Man’s most gruesome, unimaginable atrocities have been well-documented in the pages of history, albeit for reasons relating to the abatement of personal interest and curiosity than genuine human compassion. Civil wars and genocides all but wipe select racial groups from the planet permanently, but it is the psychological reasoning and twisted thought processes of those hardened souls brandishing the weaponry which sparks intrigue in the minds of onlookers. The actions and horrors themselves do not interest people so much as the story, the drama of the events taking place; to look at horror in retrospect and through the filter of dramatics is a way to detach oneself, to cast off self-blame, because it is much more pleasant for one to ponder “what if” instead of “why not” when thinking of an event which occurred under their nose-“If I were there, I would have…” And as the world so casually goes about its day, a genocide of sorts is occurring as this very moment: the rapid deforestation of the Amazon rainforest in Brazil, where over 25,000 square kilometers of rainforest are being destroyed each year.

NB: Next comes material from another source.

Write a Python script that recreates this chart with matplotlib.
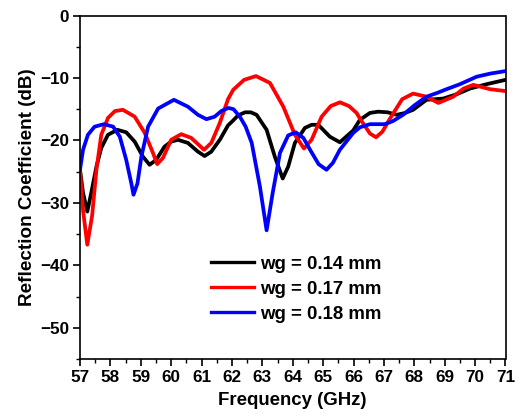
import matplotlib
matplotlib.use("Agg")
import matplotlib.pyplot as plt
from matplotlib.ticker import MultipleLocator

plt.rcParams['font.family'] = ['Liberation Sans', 'DejaVu Sans']
plt.rcParams['font.weight'] = 'bold'

freq_014 = [57.0, 57.1, 57.24, 57.37, 57.54, 57.7, 57.92, 58.23, 58.52, 58.8, 59.07, 59.29, 59.51,
            59.78, 60.0, 60.22, 60.55, 60.88, 61.1, 61.32, 61.6, 61.87, 62.02, 62.2, 62.43, 62.62,
            62.81, 63.14, 63.41, 63.67, 63.85, 64.07, 64.4, 64.62, 64.84, 65.22, 65.55, 65.99,
            66.21, 66.54, 66.81, 67.12, 67.42, 67.7, 67.96, 68.4, 68.95, 69.4, 69.83, 70.38, 71.0]
s11_014 = [-24.7, -28.4, -31.4, -28.4, -24.2, -21.2, -19.1, -18.3, -18.7, -20.2, -22.6, -23.9,
           -23.1, -21.0, -20.2, -19.9, -20.4, -21.8, -22.5, -21.8, -19.9, -17.6, -16.9, -16.0,
           -15.5, -15.5, -15.9, -18.3, -22.6, -26.1, -24.2, -20.4, -18.0, -17.5, -17.5, -19.4,
           -20.3, -18.4, -16.7, -15.6, -15.4, -15.5, -15.9, -15.6, -15.1, -13.5, -13.3, -12.6,
           -11.7, -11.0, -10.3]

freq_017 = [57.0, 57.1, 57.24, 57.4, 57.54, 57.7, 57.92, 58.15, 58.41, 58.8, 59.13, 59.4, 59.54,
            59.73, 60.0, 60.33, 60.66, 61.08, 61.32, 61.6, 61.87, 62.04, 62.4, 62.79, 63.25, 63.69,
            64.07, 64.37, 64.62, 64.95, 65.25, 65.55, 65.85, 66.1, 66.21, 66.54, 66.74, 66.95, 67.2,
            67.6, 67.96, 68.4, 68.79, 69.28, 69.62, 69.94, 70.49, 71.0]
s11_017 = [-24.7, -31.2, -36.7, -32.0, -24.7, -19.1, -16.4, -15.3, -15.1, -16.2, -18.8, -22.0,
           -23.8, -22.8, -19.9, -19.0, -19.6, -21.5, -20.4, -17.2, -13.4, -11.9, -10.3, -9.7, -10.8,
           -14.6, -19.1, -21.3, -19.9, -16.2, -14.5, -13.9, -14.5, -15.6, -16.5, -18.9, -19.5,
           -18.6, -16.5, -13.4, -12.5, -13.0, -14.0, -13.0, -11.7, -11.1, -11.8, -12.1]

freq_018 = [57.0, 57.1, 57.26, 57.48, 57.79, 58.09, 58.31, 58.52, 58.69, 58.76, 58.89, 59.02, 59.24,
            59.57, 60.09, 60.55, 60.88, 61.16, 61.43, 61.65, 61.88, 62.05, 62.26, 62.45, 62.65,
            62.92, 63.14, 63.34, 63.58, 63.85, 64.1, 64.35, 64.57, 64.85, 65.11, 65.32, 65.55,
            65.99, 66.21, 66.54, 67.03, 67.3, 67.63, 68.0, 68.4, 68.75, 69.06, 69.5, 70.05, 70.5,
            71.0]
s11_018 = [-24.7, -21.5, -19.1, -17.8, -17.4, -17.8, -19.4, -23.1, -26.9, -28.7, -26.9, -22.6,
           -17.8, -14.9, -13.5, -14.6, -15.9, -16.6, -16.2, -15.3, -14.8, -15.0, -16.2, -17.8,
           -20.4, -27.4, -34.4, -28.4, -22.0, -19.2, -18.7, -19.6, -21.5, -23.8, -24.7, -23.6,
           -21.5, -18.8, -17.9, -17.4, -17.4, -16.9, -15.9, -14.4, -13.0, -12.4, -11.8, -11.0,
           -9.8, -9.3, -8.9]

labels = ['wg = 0.14 mm', 'wg = 0.17 mm', 'wg = 0.18 mm']
colors = ['black', 'red', 'blue']

fig = plt.figure(figsize=(5.23, 4.17), dpi=100)
ax = fig.add_axes([80/523, 1 - 359/417, (505.5 - 80)/523, (359 - 15.5)/417])

for f, s, lab, c in zip([freq_014, freq_017, freq_018], [s11_014, s11_017, s11_018], labels, colors):
    ax.plot(f, s, color=c, lw=2.7, label=lab, solid_joinstyle='round')

ax.set_xlim(57, 71)
ax.set_ylim(-55, 0)
ax.xaxis.set_major_locator(MultipleLocator(1))
ax.xaxis.set_minor_locator(MultipleLocator(0.5))
ax.yaxis.set_major_locator(MultipleLocator(10))
ax.yaxis.set_minor_locator(MultipleLocator(5))
ax.tick_params(which='major', direction='out', length=5, width=1.2, labelsize=12.3, pad=3)
ax.tick_params(which='minor', direction='out', length=3, width=1.0)
for sp in ax.spines.values():
    sp.set_linewidth(1.2)
for t in ax.get_xticklabels() + ax.get_yticklabels():
    t.set_fontweight('bold')

ax.set_xlabel('Frequency (GHz)', fontsize=13.4, fontweight='bold', labelpad=5)
ax.set_ylabel('Reflection Coefficient (dB)', fontsize=13.6, fontweight='bold', labelpad=3)

leg = ax.legend(loc='center left', bbox_to_anchor=((211 - 80) / 425.5, (359 - 289.3) / 343.5),
                frameon=False, borderpad=0, borderaxespad=0,
                prop={'size': 13.4, 'weight': 'bold'}, handlelength=2.3, labelspacing=0.42,
                handletextpad=0.35)
for h in leg.get_lines():
    h.set_linewidth(2.4)

fig.savefig('out.png', dpi=100)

The practice of deforestation in the Amazon, particularly of valuable hardwoods began practically and innocently, however. In the 1950s and 60s, the state of Pardi (located in the island region of the Amazon delta) was the hub of the Amazonian wood industry, and due to its remote location, it worked to produce only exports as it held no reliable connection to the large urban markets of southeastern Brazil. But as a series of highways were constructed in the late 1970s and early 1980s, accessibility to the region increased, making it easier to import workers and more efficient logging machinery to the region and also helped make it cheaper and more profitable to export product to the now reachable urban Brazilian markets. And as cheap laborers replaced indigenous peoples, as cattle replaced wildlife, as machines replaced axes, as trucks replaced boats, production increased and set in motion a reality of monumental environmental destruction that has continued through the present day.
Today, the Amazon rainforest is being destroyed mercilessly. As logging and cattle ranching proceed with little opposition from government forces (in some cases, the desperate actions of the local indigenous populations prove only resistance), the over 25,000 square kilometers destroyed each year in the Amazon is nearly double the mid-1990s rate, proof that the problem is growing exponentially worse. And as the sides of roads are dominated by new slaughterhouses and meat packing plants, the Amazonian states of Rondénia, Paré and Mato Grosso have seen the biggest increase in cattle herd size and, not surprisingly, the most rapid rate of deforestation-a correlation which undeniably implicates the institution of cattle ranching as a primary culprit in the deforestation dilemma.
The Brazilian government, however, has taken some action in attempting to control the rate of deforestation in the Amazon. During the eighth United Nations conference on biodiversity in Curitiba, Brazil, President Lula (Luiz Inácio Lula da Silva)’s Brazilian government announced that it will now protect almost 800,000 km2 of Amazonian forest, a nice step toward controlling the total eradication of the Amazon but well short of any significant goal in sustaining the forest’s profitability while also keeping the Amazon environmentally sound. And just this year, the journal Science published the work of two scientists who, through the use of ultra-high-resolution cameras, discovered that the area of rainforest destroyed between 1999 and 2002 is in reality at least 60 per cent greater than what was estimated, an alarming find which proves that the Amazon is being destroyed at an even more alarming rate than previously thought.
Will the Brazilian government under the progressive Lula serve the economic interests of the people at the expense of the Amazon rainforest, or will they take an economic hit and put an end to the deforestation which plagues the region? The heart of the government’s decision is this: is it more important that Brazilians have employment, or is it more important that the world’s largest rainforest be protected? The answer, of course, lies somewhere between the two poles but, for many in a nation who holds the largest debt in the developing world, sustaining a rainforest undoubtedly seems less important than putting food on the table. A compromise must be made.